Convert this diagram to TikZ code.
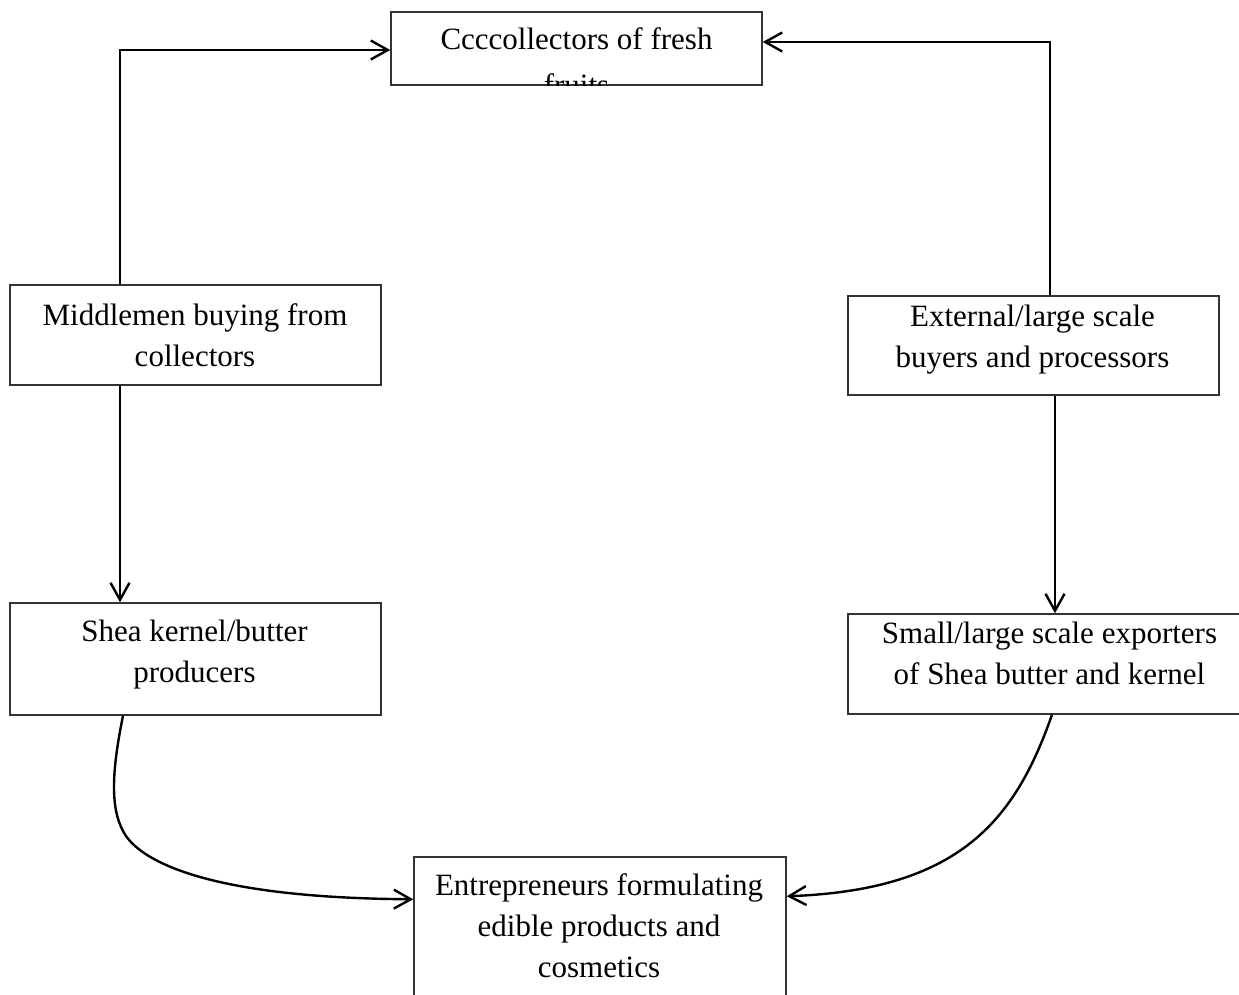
\documentclass[tikz,border=0pt]{standalone}
\usepackage{fontspec}
\setmainfont{Liberation Serif}
\usetikzlibrary{arrows.meta}
\begin{document}
\begin{tikzpicture}[x=1pt,y=-1pt,
  box/.style={draw=black!80, line width=1.5pt, rectangle, inner sep=0pt},
  txt/.style={font=\fontsize{31}{41}\selectfont, align=center, anchor=base, inner sep=0pt},
  arr/.style={line width=2.4pt, -{Straight Barb[length=17pt,width=19pt]}}]
\useasboundingbox (0,0) rectangle (1239,995);
\clip (0,0) rectangle (1239,995);
% boxes
\node[box, minimum width=371pt, minimum height=73pt] (top) at (576.5,48.5) {};
\node[box, minimum width=371pt, minimum height=100pt] (mid) at (195.5,335) {};
\node[box, minimum width=371pt, minimum height=99pt] (ext) at (1033.5,345.5) {};
\node[box, minimum width=371pt, minimum height=112pt] (shea) at (195.5,659) {};
\node[box, minimum width=402pt, minimum height=100pt] (small) at (1049,664) {};
\node[box, minimum width=372pt, minimum height=150pt] (ent) at (600,932) {};
% texts (anchor = baseline of last line)
\begin{scope}
\clip (top.south west) rectangle (top.north east);
\node[txt, font=\fontsize{31}{46}\selectfont] (ttop) at (576.5,96) {Ccccollectors of fresh\\fruits};
\end{scope}
\node[txt] (tmid) at (195,366) {Middlemen buying from\\collectors};
\node[txt] (text) at (1032.5,367) {External/large scale\\buyers and processors};
\node[txt] (tshea) at (194.5,682) {Shea kernel/butter\\producers};
\node[txt] (tsmall) at (1049.5,684) {Small/large scale exporters\\of Shea butter and kernel};
\node[txt] (tent) at (599,977) {Entrepreneurs formulating\\edible products and\\cosmetics};
% connectors
\coordinate (c1) at (120,50);
\coordinate (c2) at (1050,42);
\coordinate (c3) at (1055,0);
\draw[arr] (c1 |- mid.north) -- (c1) -- (c1 -| top.west);
\draw[arr] (c2 |- ext.north) -- (c2) -- (c2 -| top.east);
\draw[arr] (c1 |- mid.south) -- (c1 |- shea.north);
\draw[arr] (c3 |- ext.south) -- (c3 |- small.north);
\draw[arr] ([xshift=-72.5pt]shea.south) .. controls (111,775) and (110,812) .. (126,836)
  .. controls (144,862) and (210,898) .. ([yshift=-43pt]ent.north west);
\draw[arr] ([xshift=3pt]small.south) .. controls (1015,820) and (960,890) .. ([yshift=-40pt]ent.north east);
\end{tikzpicture}
\end{document}
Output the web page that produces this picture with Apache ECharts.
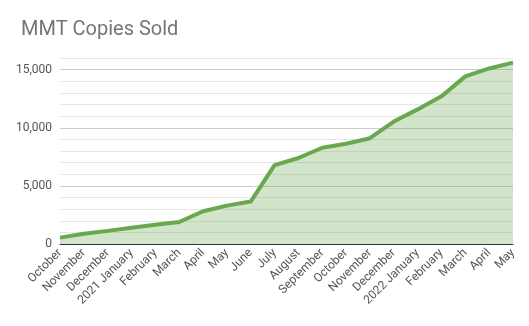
<!DOCTYPE html>
<html>
<head>
<meta charset="utf-8">
<script src="https://cdn.jsdelivr.net/npm/echarts@6/dist/echarts.min.js"></script>
<style>
html,body{margin:0;padding:0;background:#fff;}
#chart{width:529px;height:326px;}
</style>
</head>
<body>
<div id="chart"></div>
<script>
var categories = ['October','November','December','2021 January','February','March','April','May','June','July','August','September','October','November','December','2022 January','February','March','April','May'];
var copiesSold = [550, 880, 1130, 1400, 1650, 1890, 2820, 3300, 3650, 6780, 7400, 8280, 8620, 9100, 10530, 11580, 12700, 14420, 15100, 15600];
var yTickLabels = ['0', '5,000', '10,000', '15,000'];

var chart = echarts.init(document.getElementById('chart'), null, {renderer: 'canvas'});
chart.setOption({
  animation: false,
  backgroundColor: '#ffffff',
  title: {
    text: 'MMT Copies Sold',
    left: 16,
    top: 15,
    textStyle: {fontFamily: 'Roboto', fontSize: 20, fontWeight: 'normal', color: '#757575'}
  },
  grid: {left: 60, right: 16, top: 58, bottom: 82},
  xAxis: {
    type: 'category',
    data: categories,
    boundaryGap: false,
    axisLine: {show: true, lineStyle: {color: '#333333', width: 1}},
    axisTick: {show: false},
    axisLabel: {rotate: 45, interval: 0, color: '#555555', fontFamily: 'Roboto', fontSize: 12, margin: 7}
  },
  yAxis: {
    type: 'value',
    min: 0,
    max: 16000,
    interval: 1000,
    axisLine: {show: false},
    axisTick: {show: false},
    axisLabel: {
      color: '#555555', fontFamily: 'Roboto', fontSize: 12, margin: 8,
      formatter: function (v) {
        if (v % 5000 !== 0) return '';
        return yTickLabels[v / 5000] || '';
      }
    },
    splitLine: {lineStyle: {color: ['#cccccc', '#e6e6e6', '#e6e6e6', '#e6e6e6', '#e6e6e6'], width: 1}}
  },
  series: [{
    type: 'line',
    data: copiesSold,
    symbol: 'none',
    lineStyle: {color: '#6aa84f', width: 4},
    itemStyle: {color: '#6aa84f'},
    areaStyle: {color: 'rgba(106,168,79,0.3)', opacity: 1}
  }]
});
</script>
</body>
</html>
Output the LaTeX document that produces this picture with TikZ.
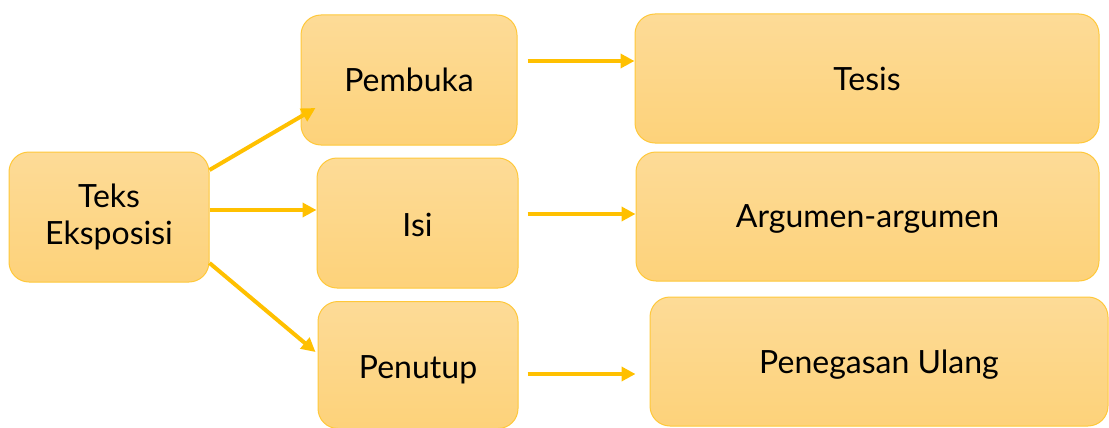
\documentclass[tikz,border=0pt]{standalone}
\usepackage{fontspec}
\setmainfont{Lato}
\usetikzlibrary{arrows.meta}
\definecolor{gtop}{HTML}{FDDB97}
\definecolor{gbot}{HTML}{FDD27A}
\definecolor{gold}{HTML}{FFC000}
\definecolor{edge}{HTML}{FFC83A}
\newcommand{\lowertxt}[2]{\raisebox{-#1}[\height][\depth]{#2}}
\tikzset{
  box/.style={rectangle, rounded corners=20pt, draw=edge, line width=1pt,
    top color=gtop, bottom color=gbot, align=center,
    font=\fontsize{32}{37}\selectfont, inner sep=0pt},
  conn/.style={draw=gold, line width=4pt, -{Triangle[length=14pt,width=14pt]}}
}
\begin{document}
\begin{tikzpicture}[x=1pt,y=-1pt]
\useasboundingbox (0,0) rectangle (1109,428);
\node[box, minimum width=200pt, minimum height=130pt] (teks) at (109,217) {Teks\\Eksposisi};
\node[box, minimum width=216pt, minimum height=130pt] (pembuka) at (409,80) {Pembuka};
\node[box, minimum width=201pt, minimum height=130pt] (isi) at (417.5,223) {\lowertxt{2pt}{Isi}};
\node[box, minimum width=200pt, minimum height=127pt] (penutup) at (418,365) {\lowertxt{5pt}{Penutup}};
\node[box, minimum width=464pt, minimum height=129pt] (tesis) at (867,78.5) {Tesis};
\node[box, minimum width=463pt, minimum height=129pt] (argumen) at (867.5,216.5) {\lowertxt{2pt}{Argumen-argumen}};
\node[box, minimum width=458pt, minimum height=129pt] (penegasan) at (879,361.5) {\lowertxt{3pt}{Penegasan Ulang}};
\coordinate (a1) at ([yshift=47pt]teks.east);
\coordinate (a2) at ([yshift=7pt]teks.east);
\coordinate (a3) at ([yshift=-46pt]teks.east);
\draw[conn] (a1) -- ([xshift=15pt,yshift=-28pt]pembuka.west);
\draw[conn] (a2) -- ([yshift=13pt]isi.west);
\draw[conn] (a3) -- ([xshift=-2pt,yshift=13pt]penutup.west);
\draw[conn] ([xshift=10pt,yshift=19pt]pembuka.east) -- ([yshift=17.5pt]tesis.west);
\draw[conn] ([xshift=9pt,yshift=9pt]isi.east) -- ([yshift=2.5pt]argumen.west);
\draw[conn] ([xshift=9pt,yshift=-9pt]penutup.east) -- ([xshift=-14pt,yshift=-12.5pt]penegasan.west);
\end{tikzpicture}
\end{document}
+ + + + + + +
Exercise task
Write out all the records again, exactly, minus any pictures.

Answer for the task
Convert this diagram to TikZ code.
\documentclass[tikz,border=0pt]{standalone}
\usepackage{fontspec}
\setmainfont{Liberation Serif}
\usetikzlibrary{arrows.meta}
\begin{document}
\begin{tikzpicture}[x=1pt,y=-1pt,
  box/.style={draw=black!80, line width=1.5pt, rectangle, inner sep=0pt},
  txt/.style={font=\fontsize{31}{41}\selectfont, align=center, anchor=base, inner sep=0pt},
  arr/.style={line width=2.4pt, -{Straight Barb[length=17pt,width=19pt]}}]
\useasboundingbox (0,0) rectangle (1239,995);
\clip (0,0) rectangle (1239,995);
% boxes
\node[box, minimum width=371pt, minimum height=73pt] (top) at (576.5,48.5) {};
\node[box, minimum width=371pt, minimum height=100pt] (mid) at (195.5,335) {};
\node[box, minimum width=371pt, minimum height=99pt] (ext) at (1033.5,345.5) {};
\node[box, minimum width=371pt, minimum height=112pt] (shea) at (195.5,659) {};
\node[box, minimum width=402pt, minimum height=100pt] (small) at (1049,664) {};
\node[box, minimum width=372pt, minimum height=150pt] (ent) at (600,932) {};
% texts (anchor = baseline of last line)
\begin{scope}
\clip (top.south west) rectangle (top.north east);
\node[txt, font=\fontsize{31}{46}\selectfont] (ttop) at (576.5,96) {Ccccollectors of fresh\\fruits};
\end{scope}
\node[txt] (tmid) at (195,366) {Middlemen buying from\\collectors};
\node[txt] (text) at (1032.5,367) {External/large scale\\buyers and processors};
\node[txt] (tshea) at (194.5,682) {Shea kernel/butter\\producers};
\node[txt] (tsmall) at (1049.5,684) {Small/large scale exporters\\of Shea butter and kernel};
\node[txt] (tent) at (599,977) {Entrepreneurs formulating\\edible products and\\cosmetics};
% connectors
\coordinate (c1) at (120,50);
\coordinate (c2) at (1050,42);
\coordinate (c3) at (1055,0);
\draw[arr] (c1 |- mid.north) -- (c1) -- (c1 -| top.west);
\draw[arr] (c2 |- ext.north) -- (c2) -- (c2 -| top.east);
\draw[arr] (c1 |- mid.south) -- (c1 |- shea.north);
\draw[arr] (c3 |- ext.south) -- (c3 |- small.north);
\draw[arr] ([xshift=-72.5pt]shea.south) .. controls (111,775) and (110,812) .. (126,836)
  .. controls (144,862) and (210,898) .. ([yshift=-43pt]ent.north west);
\draw[arr] ([xshift=3pt]small.south) .. controls (1015,820) and (960,890) .. ([yshift=-40pt]ent.north east);
\end{tikzpicture}
\end{document}
Output the web page that produces this picture with Apache ECharts.
<!DOCTYPE html>
<html>
<head>
<meta charset="utf-8">
<script src="https://cdn.jsdelivr.net/npm/echarts@6/dist/echarts.min.js"></script>
<style>
html,body{margin:0;padding:0;background:#fff;}
#chart{width:529px;height:326px;}
</style>
</head>
<body>
<div id="chart"></div>
<script>
var categories = ['October','November','December','2021 January','February','March','April','May','June','July','August','September','October','November','December','2022 January','February','March','April','May'];
var copiesSold = [550, 880, 1130, 1400, 1650, 1890, 2820, 3300, 3650, 6780, 7400, 8280, 8620, 9100, 10530, 11580, 12700, 14420, 15100, 15600];
var yTickLabels = ['0', '5,000', '10,000', '15,000'];

var chart = echarts.init(document.getElementById('chart'), null, {renderer: 'canvas'});
chart.setOption({
  animation: false,
  backgroundColor: '#ffffff',
  title: {
    text: 'MMT Copies Sold',
    left: 16,
    top: 15,
    textStyle: {fontFamily: 'Roboto', fontSize: 20, fontWeight: 'normal', color: '#757575'}
  },
  grid: {left: 60, right: 16, top: 58, bottom: 82},
  xAxis: {
    type: 'category',
    data: categories,
    boundaryGap: false,
    axisLine: {show: true, lineStyle: {color: '#333333', width: 1}},
    axisTick: {show: false},
    axisLabel: {rotate: 45, interval: 0, color: '#555555', fontFamily: 'Roboto', fontSize: 12, margin: 7}
  },
  yAxis: {
    type: 'value',
    min: 0,
    max: 16000,
    interval: 1000,
    axisLine: {show: false},
    axisTick: {show: false},
    axisLabel: {
      color: '#555555', fontFamily: 'Roboto', fontSize: 12, margin: 8,
      formatter: function (v) {
        if (v % 5000 !== 0) return '';
        return yTickLabels[v / 5000] || '';
      }
    },
    splitLine: {lineStyle: {color: ['#cccccc', '#e6e6e6', '#e6e6e6', '#e6e6e6', '#e6e6e6'], width: 1}}
  },
  series: [{
    type: 'line',
    data: copiesSold,
    symbol: 'none',
    lineStyle: {color: '#6aa84f', width: 4},
    itemStyle: {color: '#6aa84f'},
    areaStyle: {color: 'rgba(106,168,79,0.3)', opacity: 1}
  }]
});
</script>
</body>
</html>
Output the LaTeX document that produces this picture with TikZ.
\documentclass[tikz,border=0pt]{standalone}
\usepackage{fontspec}
\setmainfont{Lato}
\usetikzlibrary{arrows.meta}
\definecolor{gtop}{HTML}{FDDB97}
\definecolor{gbot}{HTML}{FDD27A}
\definecolor{gold}{HTML}{FFC000}
\definecolor{edge}{HTML}{FFC83A}
\newcommand{\lowertxt}[2]{\raisebox{-#1}[\height][\depth]{#2}}
\tikzset{
  box/.style={rectangle, rounded corners=20pt, draw=edge, line width=1pt,
    top color=gtop, bottom color=gbot, align=center,
    font=\fontsize{32}{37}\selectfont, inner sep=0pt},
  conn/.style={draw=gold, line width=4pt, -{Triangle[length=14pt,width=14pt]}}
}
\begin{document}
\begin{tikzpicture}[x=1pt,y=-1pt]
\useasboundingbox (0,0) rectangle (1109,428);
\node[box, minimum width=200pt, minimum height=130pt] (teks) at (109,217) {Teks\\Eksposisi};
\node[box, minimum width=216pt, minimum height=130pt] (pembuka) at (409,80) {Pembuka};
\node[box, minimum width=201pt, minimum height=130pt] (isi) at (417.5,223) {\lowertxt{2pt}{Isi}};
\node[box, minimum width=200pt, minimum height=127pt] (penutup) at (418,365) {\lowertxt{5pt}{Penutup}};
\node[box, minimum width=464pt, minimum height=129pt] (tesis) at (867,78.5) {Tesis};
\node[box, minimum width=463pt, minimum height=129pt] (argumen) at (867.5,216.5) {\lowertxt{2pt}{Argumen-argumen}};
\node[box, minimum width=458pt, minimum height=129pt] (penegasan) at (879,361.5) {\lowertxt{3pt}{Penegasan Ulang}};
\coordinate (a1) at ([yshift=47pt]teks.east);
\coordinate (a2) at ([yshift=7pt]teks.east);
\coordinate (a3) at ([yshift=-46pt]teks.east);
\draw[conn] (a1) -- ([xshift=15pt,yshift=-28pt]pembuka.west);
\draw[conn] (a2) -- ([yshift=13pt]isi.west);
\draw[conn] (a3) -- ([xshift=-2pt,yshift=13pt]penutup.west);
\draw[conn] ([xshift=10pt,yshift=19pt]pembuka.east) -- ([yshift=17.5pt]tesis.west);
\draw[conn] ([xshift=9pt,yshift=9pt]isi.east) -- ([yshift=2.5pt]argumen.west);
\draw[conn] ([xshift=9pt,yshift=-9pt]penutup.east) -- ([xshift=-14pt,yshift=-12.5pt]penegasan.west);
\end{tikzpicture}
\end{document}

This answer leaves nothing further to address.